One of my top ten films of all time!
10 November 2000
Herzog has a way with documenting history as if it was our own past we were re-living. It all seems strangely familiar, yet slightly surreal. This film is rich with detail of the period (19th century), yet it's not the slightest bit in-your-face like so many of the current period films that seem to be about nothing more than lush furniture and the people who sit on them. Yet there are images here that you'll never forget! There are some especially stunning sepia dream sequences of an Arabian caravan strolling in soft, slow-motion across a windswept desert. They reminded me of Sam Fuller's effective use of raw colour footage of distant lands in "Shock Corridor". Images that seem to burst out at us from the B&W angst of a mental ward. Such contradictory images seem perfectly normal in Herzog's world, since after all, they're from the world of our dreams.

As always, Herzog finds great music for his score in this film, and he uses it in a very subtle way. But he also is a master at allowing silences to tell part of his story. If one is really listening, they can hear a great many things that define the world that his characters are inhabiting. This of course, was more obvious in films like 'Aguirre', where one swears they can still hear the wild birds squawking in their head for days! Can any film-going experience be more real?

But this film is not all just sound and imagery! The story is a puzzle. It's up to us viewers to decide who this man is and how his mind functions. It also challenges us to think about how our own minds function. While various "instructors" try to cram a lifetime of education into Kaspar's brain in just a few short years, we are forced to re-evaluate the logic that we have been taught. This is illustrated with great tongue-in-cheek humour when Kaspar approaches a lesson in logic with a Zen-like understanding that leaves his instructors livid.

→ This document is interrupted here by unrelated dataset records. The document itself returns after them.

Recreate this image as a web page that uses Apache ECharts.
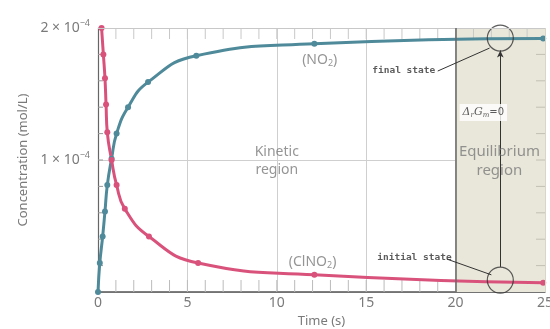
<!DOCTYPE html>
<html>
<head>
<meta charset="utf-8">
<script src="https://cdn.jsdelivr.net/npm/echarts@6/dist/echarts.min.js"></script>
<style>
  html, body { margin: 0; padding: 0; background: #fff; }
  #main { width: 550px; height: 329px; }
</style>
</head>
<body>
<div id="main"></div>
<script>
// time (s) / concentration (mol/L)
const NO2_T = [0, 0.1, 0.26, 0.39, 0.52, 0.76, 1.04, 1.68, 2.8, 5.5, 12.1, 24.9]
const NO2_C = [0, 0.22e-4, 0.42e-4, 0.61e-4, 0.81e-4, 1.01e-4, 1.2e-4, 1.4e-4, 1.59e-4, 1.79e-4, 1.88e-4, 1.92e-4]
const CLNO2_T = [0.2, 0.3, 0.39, 0.45, 0.52, 0.76, 1.04, 1.5, 2.85, 5.6, 12.1, 24.9]
const CLNO2_C = [2.0e-4, 1.8e-4, 1.62e-4, 1.42e-4, 1.21e-4, 1.0e-4, 0.81e-4, 0.63e-4, 0.42e-4, 0.22e-4, 0.13e-4, 0.07e-4]
const Y_LABELS = {1: '1 × 10{s|−4}', 2: '2 × 10{s|−4}'}
const X_MAX = 25
const Y_MAX = 2e-4
const EQ_START = 20
const EQ_END = 25

const grey = '#7a7a7a'
const blue = '#4f8a9a'
const pink = '#d9527c'

const zip = (xs, ys) => xs.map((x, i) => [x, ys[i]])

// frame ticks: every 1 s along time, every 0.2e-4 along concentration
// [value, side] side: 0 bottom, 1 top, 2 left, 3 right
const frameTicks = []
for (let s = 1; s < X_MAX; s++) {
  if (s < EQ_START) frameTicks.push([s, 0])
  frameTicks.push([s, 1])
}
for (let k = 1; k < 10; k++) {
  frameTicks.push([k * 0.2e-4, 2])
  frameTicks.push([k * 0.2e-4, 3])
}

let chart = echarts.init(document.getElementById('main'))

// text notes placed in data units
const notes = [
  {value: [12.4, 1.76e-4], text: '(NO{sub|2})', style: 'plain'},
  {value: [12.0, 0.23e-4], text: '(ClNO{sub|2})', style: 'plain'},
  {value: [10, 0.99e-4], text: 'Kinetic\nregion', style: 'plain'},
  {value: [22.45, 0.99e-4], text: 'Equilibrium\nregion', style: 'big'},
  {value: [17.1, 1.68e-4], text: 'final state', style: 'mono'},
  {value: [17.7, 0.26e-4], text: 'initial state', style: 'mono'},
  {value: [21.55, 1.36e-4], text: '{g|Δ}{sub|r}{g|G}{sub|m}{e|=0}', style: 'dg'}
]

function noteLabel(n) {
  const base = {show: true, position: 'inside', formatter: n.text}
  if (n.style === 'mono') {
    return Object.assign(base, {
      fontFamily: 'DejaVu Sans Mono', fontWeight: 'bold', fontSize: 9.5, color: '#333'
    })
  }
  if (n.style === 'dg') {
    return Object.assign(base, {
      backgroundColor: '#fff', padding: [2, 3],
      rich: {
        g: {fontFamily: 'DejaVu Serif', fontStyle: 'italic', fontSize: 11, color: '#333'},
        sub: {fontFamily: 'DejaVu Serif', fontStyle: 'italic', fontSize: 7, color: '#333', padding: [6, 0, 0, 0]},
        e: {fontFamily: 'DejaVu Sans', fontSize: 10, color: '#333'}
      }
    })
  }
  const size = n.style === 'big' ? 15 : 14
  return Object.assign(base, {
    fontFamily: 'Noto Sans', fontSize: size, lineHeight: size + 4, color: grey, align: 'center',
    rich: {sub: {fontFamily: 'Noto Sans', fontSize: 9, color: grey, padding: [8, 0, 0, 0]}}
  })
}

function renderTick(params, api) {
  const v = api.value(0)
  const side = api.value(1)
  let p, d, color
  if (side === 0) { p = api.coord([v, 0]); d = [0, -12]; color = '#bbb' }
  else if (side === 1) { p = api.coord([v, Y_MAX]); d = [0, 11]; color = '#c8c8c8' }
  else if (side === 2) { p = api.coord([0, v]); d = [5, 0]; color = '#999' }
  else { p = api.coord([X_MAX, v]); d = [-9, 0]; color = '#c2c0b2' }
  return {
    type: 'line',
    shape: {x1: p[0], y1: p[1], x2: p[0] + d[0], y2: p[1] + d[1]},
    style: {stroke: color, lineWidth: 1}
  }
}

chart.setOption({
  animation: false,
  grid: {left: 98, right: 5, top: 28, bottom: 37, outerBoundsMode: 'none'},
  xAxis: {
    type: 'value', min: 0, max: X_MAX, interval: 5,
    name: 'Time (s)', nameLocation: 'middle', nameGap: 22,
    nameTextStyle: {color: grey, fontSize: 13, fontFamily: 'Noto Sans'},
    axisLine: {onZero: false, lineStyle: {color: '#555', width: 1.5}},
    axisTick: {show: false},
    axisLabel: {color: grey, fontSize: 14, fontFamily: 'Noto Sans', margin: 4},
    splitLine: {show: true, lineStyle: {color: '#cfcfcf', width: 1}}
  },
  yAxis: {
    type: 'value', min: 0, max: Y_MAX, interval: 1e-4,
    name: 'Concentration (mol/L)', nameLocation: 'middle', nameGap: 67,
    nameTextStyle: {color: grey, fontSize: 13, fontFamily: 'Noto Sans'},
    axisLine: {show: true, onZero: false, lineStyle: {color: '#666', width: 1.2}},
    axisTick: {show: false},
    axisLabel: {
      color: grey, fontSize: 14, fontFamily: 'Noto Sans', margin: 8,
      formatter: v => Y_LABELS[Math.round(v * 1e4)] || '',
      rich: {s: {fontSize: 9, color: grey, fontFamily: 'Noto Sans', padding: [0, 0, 9, 0]}}
    },
    splitLine: {show: true, lineStyle: {color: '#cfcfcf'}}
  },
  series: [{
    name: 'NO2', type: 'line', smooth: 0.5, z: 3,
    data: zip(NO2_T, NO2_C),
    symbol: 'circle', symbolSize: 6,
    lineStyle: {color: blue, width: 3},
    itemStyle: {color: blue},
    // equilibrium shading, frame top, x = 20 border, arrow and leader lines
    markArea: {
      silent: true,
      itemStyle: {color: '#e9e7da'},
      data: [[{xAxis: EQ_START}, {xAxis: EQ_END}]]
    },
    markLine: {
      silent: true, symbol: 'none', label: {show: false},
      lineStyle: {color: '#333', width: 1, type: 'solid'},
      data: [
        [{coord: [0, Y_MAX], lineStyle: {color: '#c8c8c8', width: 1}}, {coord: [X_MAX, Y_MAX]}],
        [{coord: [X_MAX, 0], lineStyle: {color: '#d8d6c8', width: 1}}, {coord: [X_MAX, Y_MAX]}],
        [{coord: [EQ_START, 0], lineStyle: {color: '#666', width: 1.5}}, {coord: [EQ_START, Y_MAX]}],
        [{coord: [22.5, 0.19e-4], symbol: 'none'}, {coord: [22.5, 1.83e-4], symbol: 'arrow', symbolSize: [5, 7]}],
        [{coord: [19.0, 1.674e-4]}, {coord: [21.9, 1.848e-4]}],
        [{coord: [19.5, 0.25e-4]}, {coord: [22.0, 0.13e-4]}]
      ]
    }
  }, {
    name: 'ClNO2', type: 'line', smooth: 0.5, z: 3,
    data: zip(CLNO2_T, CLNO2_C),
    symbol: 'circle', symbolSize: 6,
    lineStyle: {color: pink, width: 3},
    itemStyle: {color: pink}
  }, {
    // minor ticks round the frame
    type: 'custom', silent: true, z: 2,
    renderItem: renderTick,
    data: frameTicks
  }, {
    // state circles
    type: 'scatter', silent: true, z: 4,
    data: [[22.5, 1.924e-4], [22.5, 0.09e-4]],
    symbol: 'circle', symbolSize: 26,
    itemStyle: {color: 'rgba(0,0,0,0)', borderColor: '#333', borderWidth: 1.2}
  }, {
    type: 'scatter', silent: true, symbolSize: 1, z: 5,
    itemStyle: {color: 'rgba(0,0,0,0)'},
    data: notes.map(n => ({value: n.value, label: noteLabel(n)}))
  }]
})
</script>
</body>
</html>
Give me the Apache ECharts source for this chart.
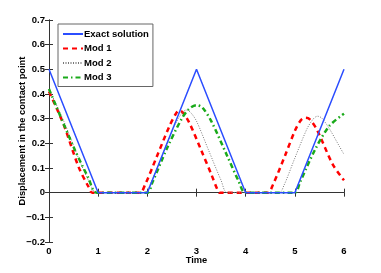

Needless to say, this film is a good preamble to "Being There", only more subtle, more haunting, and far more memorable.

The film will also bring to mind "The Elephant Man", not just in its depiction of circus "freaks", but in its illustrations of cruelty, madness, kindness and alienation. It is in essence, a movie about humanity. Told in a poetic vision with just the right doses of wit, intelligence and mystery. For this is, The MYSTERY of Kaspar Hauser. The film never pretends to be a documentation. It is simply an interpretation. One man's imagining of what might have gone inside the mind of a man who was born into the world at sixteen. See it with that in mind, and you'll have one of the richest movie-going experiences in your life!